Would you eat off a used one with tons of dried, smelly old food stuck to it? No, right? At least I hope that’s what your answer was.
In light of this, a good once over after every grilling session is a hygiene essential, but having said that, if you’re doing a mammoth cooking session during which you’ll be using the flat top grill repeatedly, you can keep the deep clean until you’re finished for the day.
Should I Season My Flat Top Grill?
Much like pans, flat top grills are far easier to keep clean if they’re sufficiently seasoned. Here’s how it’s done!
- Clean up — Your surface must be clean before seasoning.
- Heat it up — Fire up all the burners and wait for about 10–15 minutes.
- Oil the flat top — Pour out a little bit of high smoke point oil (I use vegetable oil), then use a paper towel and long utensil to spread the oil across the entire surface.
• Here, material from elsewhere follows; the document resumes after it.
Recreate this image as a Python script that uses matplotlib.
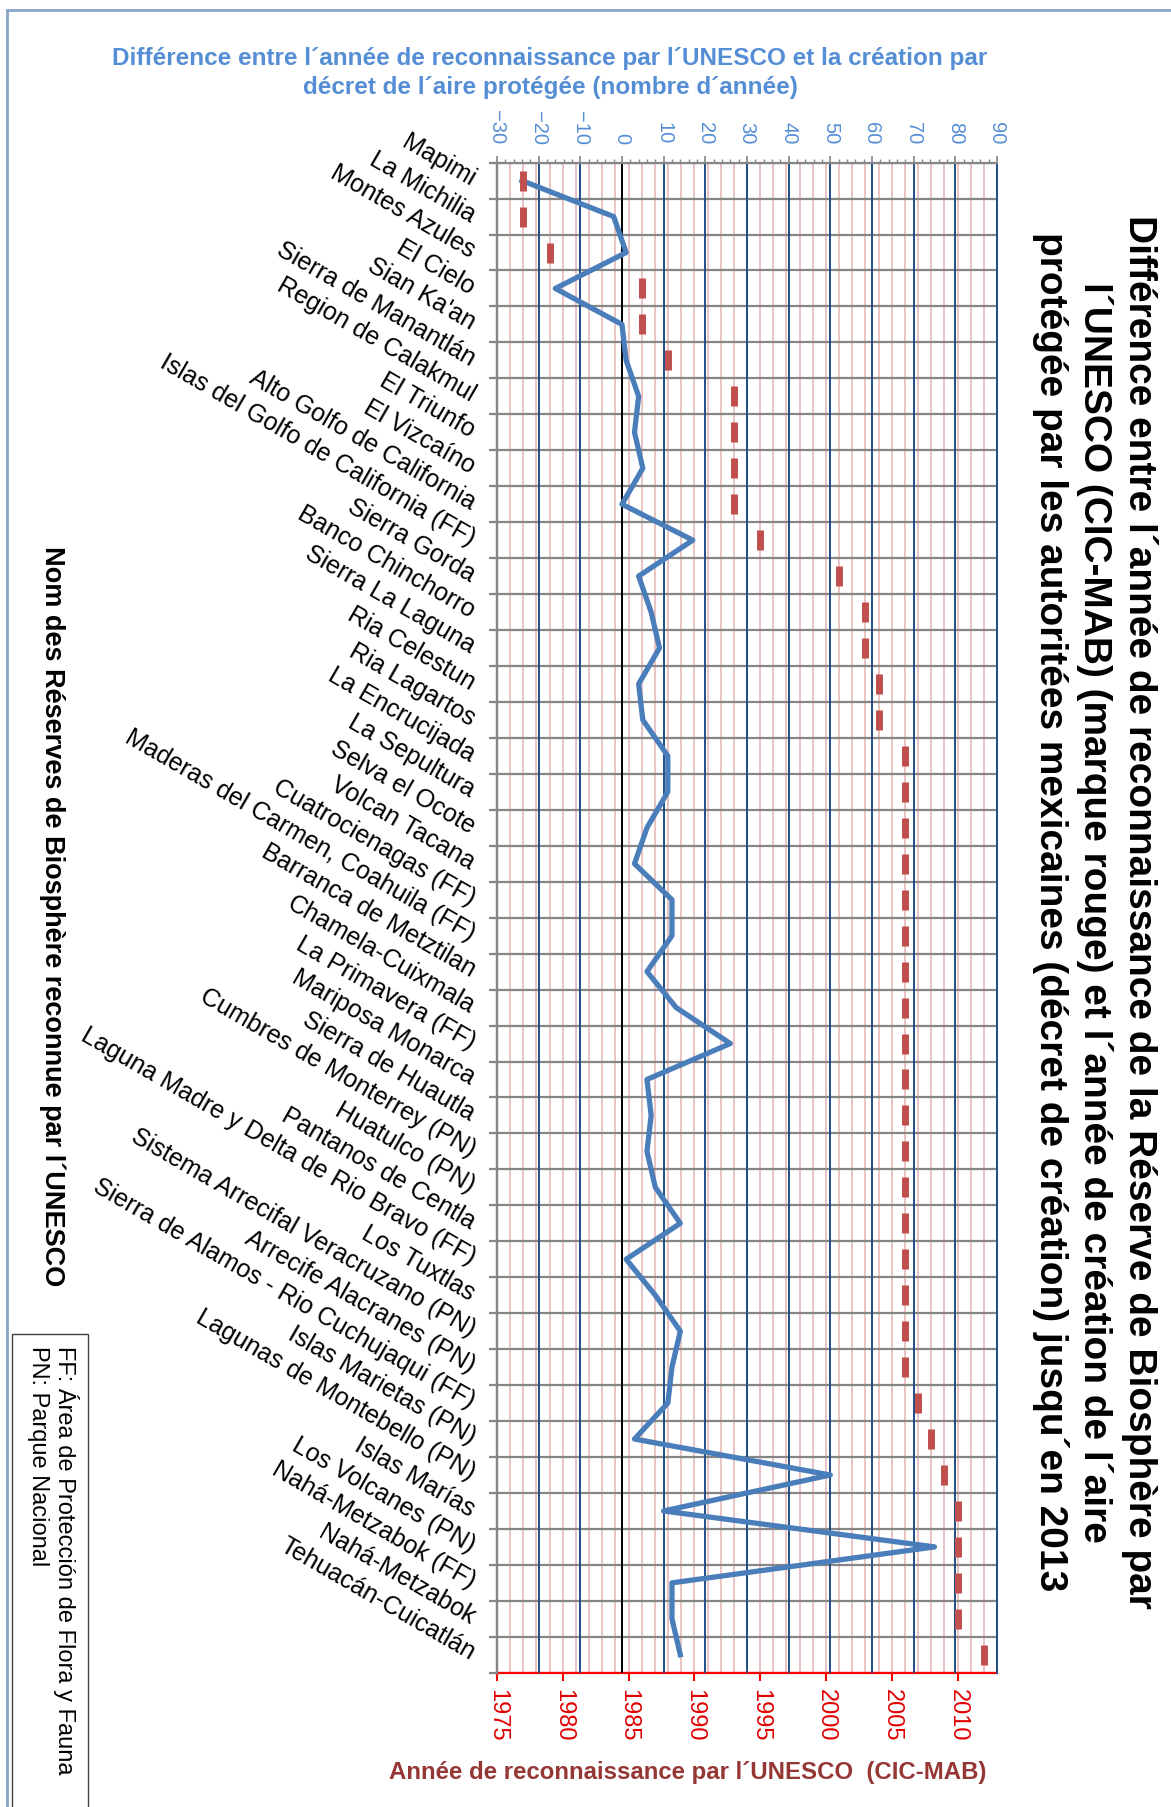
import matplotlib.pyplot as plt
import numpy as np
from matplotlib.patches import Rectangle

plt.rcParams['font.family'] = ['Liberation Sans', 'DejaVu Sans']

# noms des reserves (de haut en bas)
reserves = ["Mapimi", "La Michilia", "Montes Azules", "El Cielo", "Sian Ka'an",
            "Sierra de Manantlán", "Region de Calakmul", "El Triunfo", "El Vizcaíno",
            "Alto Golfo de California", "Islas del Golfo de California (FF)",
            "Sierra Gorda", "Banco Chinchorro", "Sierra La Laguna", "Ria Celestun",
            "Ria Lagartos", "La Encrucijada", "La Sepultura", "Selva el Ocote",
            "Volcan Tacana", "Cuatrocienagas (FF)", "Maderas del Carmen, Coahuila (FF)",
            "Barranca de Metztilan", "Chamela-Cuixmala", "La Primavera (FF)",
            "Mariposa Monarca", "Sierra de Huautla", "Cumbres de Monterrey (PN)",
            "Huatulco (PN)", "Pantanos de Centla", "Laguna Madre y Delta de Rio Bravo (FF)",
            "Los Tuxtlas", "Sistema Arrecifal Veracruzano (PN)", "Arrecife Alacranes (PN)",
            "Sierra de Alamos - Rio Cuchujaqui (FF)", "Islas Marietas (PN)",
            "Lagunas de Montebello (PN)", "Islas Marías", "Los Volcanes (PN)",
            "Nahá-Metzabok (FF)", "Nahá-Metzabok", "Tehuacán-Cuicatlán"]

# annee de reconnaissance UNESCO (marque rouge)
annee_unesco = [1977, 1977, 1979, 1986, 1986, 1988, 1993, 1993, 1993, 1993, 1995,
                2001, 2003, 2003, 2004, 2004, 2006, 2006, 2006, 2006, 2006, 2006,
                2006, 2006, 2006, 2006, 2006, 2006, 2006, 2006, 2006, 2006, 2006,
                2006, 2007, 2008, 2009, 2010, 2010, 2010, 2010, 2012]

# difference UNESCO - decret (nombre d'annees)
difference = [-24, -2, 1, -16, 0, 1, 4, 3, 5, 0, 17, 4, 7, 9, 4, 5, 11, 11, 6, 3,
              12, 12, 6, 13, 26, 6, 7, 6, 8, 14, 1, 8, 14, 12, 11, 3, 50, 10, 75,
              12, 12, 14]

annees_ticks = list(range(1975, 2014, 5))
diff_ticks = list(range(-30, 91, 10))

y = np.arange(len(reserves))

fig = plt.figure(figsize=(11.71, 18.07), dpi=100)
ax = fig.add_axes([0.4244, 0.0743, 0.4270, 0.8357])
ax.set_axisbelow(True)

# axe des annees (bas)
ax.set_xticks(annees_ticks)
ax.set_xticks(np.arange(1975, 2014, 1), minor=True)
ax.grid(which='both', axis='x', color='#e6b9b8', lw=1.2)
ax.set_yticks(np.arange(-0.5, len(reserves), 1), minor=True)
ax.grid(which='minor', axis='y', color='#868686', lw=1.6)
ax.set_yticks(y)
ax.set_yticklabels(reserves, fontsize=18, rotation=-30, ha='right', va='center',
                   rotation_mode='anchor')
ax.tick_params(axis='y', which='major', length=0, pad=17)
ax.tick_params(axis='y', which='minor', length=6, width=1.6, color='#868686', direction='out')
ax.tick_params(axis='x', which='major', length=6, width=1.5, color='red',
               labelcolor='#e00000', labelsize=17, pad=6)
ax.tick_params(axis='x', which='minor', length=0)
plt.setp(ax.get_xticklabels(), rotation=-90)
for s in ['top', 'right']:
    ax.spines[s].set_visible(False)
ax.spines['bottom'].set_color('red')
ax.spines['bottom'].set_linewidth(1.6)
ax.spines['left'].set_color('#868686')
ax.spines['left'].set_linewidth(1.6)

# axe des differences (haut)
ax2 = ax.twiny()
ax2.set_axisbelow(True)
ax2.plot(difference, y, color='#4a7ebb', lw=3.8, zorder=3, solid_joinstyle='round')
ax2.plot(annee_unesco, y, transform=ax.transData, ls='none', marker='|', ms=15, mew=5,
         color='#c0504d', zorder=4)
ax2.axvline(0, color='black', lw=1.4, zorder=2)
ax2.set_xticks(diff_ticks)
ax2.set_xticks(np.arange(-30, 91, 2), minor=True)
ax2.grid(which='major', axis='x', color='#1f4e86', lw=1.4)
ax2.tick_params(axis='x', which='major', length=5, width=1.2, color='#868686',
                labelcolor='#558ed5', labelsize=14.5, pad=8)
ax2.tick_params(axis='x', which='minor', length=3, width=1, color='#868686')
plt.setp(ax2.get_xticklabels(), rotation=-90)
ax2.spines['bottom'].set_visible(False)
ax2.spines['top'].set_color('#868686')
ax2.spines['top'].set_linewidth(1.6)
ax2.spines['left'].set_color('#868686')
ax2.spines['left'].set_linewidth(1.6)
ax2.spines['right'].set_color('#1f4e86')
ax2.spines['right'].set_linewidth(1.4)

ax.set_xlim(1975, 2013)
ax2.set_xlim(-30, 90)
ax.set_ylim(len(reserves) - 0.5, -0.5)

# titres
fig.text(550 / 1171, 1 - 73 / 1807,
         "Différence entre l´année de reconnaissance par l´UNESCO et la création par\n"
         "décret de l´aire protégée (nombre d´année)",
         ha='center', va='center', fontsize=17.5, fontweight='bold', color='#558ed5',
         linespacing=1.38)
fig.text(688 / 1171, 1 - 1772 / 1807, "Année de reconnaissance par l´UNESCO  (CIC-MAB)",
         ha='center', va='center', fontsize=17.3, fontweight='bold', color='#953735')
fig.text(1095 / 1171, 1 - 912 / 1807,
         "Différence entre l´année de reconnaissance de la Réserve de Biosphère par\n"
         "l´UNESCO (CIC-MAB) (marque rouge) et l´année de création de l´aire\n"
         "protégée par les autoritées mexicaines (décret de création) jusqu´en 2013",
         rotation=-90, ha='center', va='center', multialignment='center',
         fontsize=28, fontweight='bold', linespacing=1.25)
fig.text(52 / 1171, 1 - 916 / 1807, "Nom des Réserves de Biosphère reconnue par l´UNESCO",
         rotation=-90, ha='center', va='center', fontsize=19.5, fontweight='bold')

# encadre legende
fig.patches.append(Rectangle((12 / 1171, -0.01), 76 / 1171, 0.2718, transform=fig.transFigure,
                             fill=False, edgecolor='#404040', lw=1))
fig.text(66 / 1171, 1 - 1346 / 1807, "FF: Área de Protección de Flora y Fauna",
         rotation=-90, ha='center', va='top', fontsize=17)
fig.text(38 / 1171, 1 - 1346 / 1807, "PN: Parque Nacional",
         rotation=-90, ha='center', va='top', fontsize=17)

# cadre exterieur
fig.patches.append(Rectangle((7 / 1171, -0.05), 1.1, 1 - 10 / 1807 + 0.05,
                             transform=fig.transFigure, fill=False, edgecolor='#8aa4c8', lw=2))

fig.savefig('out.png', dpi=100)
- Wait for smoke — It shouldn’t be long before you notice the oil starts to smoke.
- Turn off the burners — When the oil stops smoking, turn off your burners.
- Repeat the process — I’d recommend doing this 4 more times to get a sufficient protective layer down.
- Wipe down — After the fourth round, wait for the flat top to cool then wipe it down with some paper towels and cooking oil.
There you have it — Cleaning a flat top grill can be a grueling process if left to the last minute, but by striking when the iron’s grill’s hot, right after you finish cooking, it’s actually a very easy task.
If you couldn’t wait to eat your delicious food, and your grill is cool by the time you’re ready to clean it, simply fire it up again for 5 minutes or so before you get going.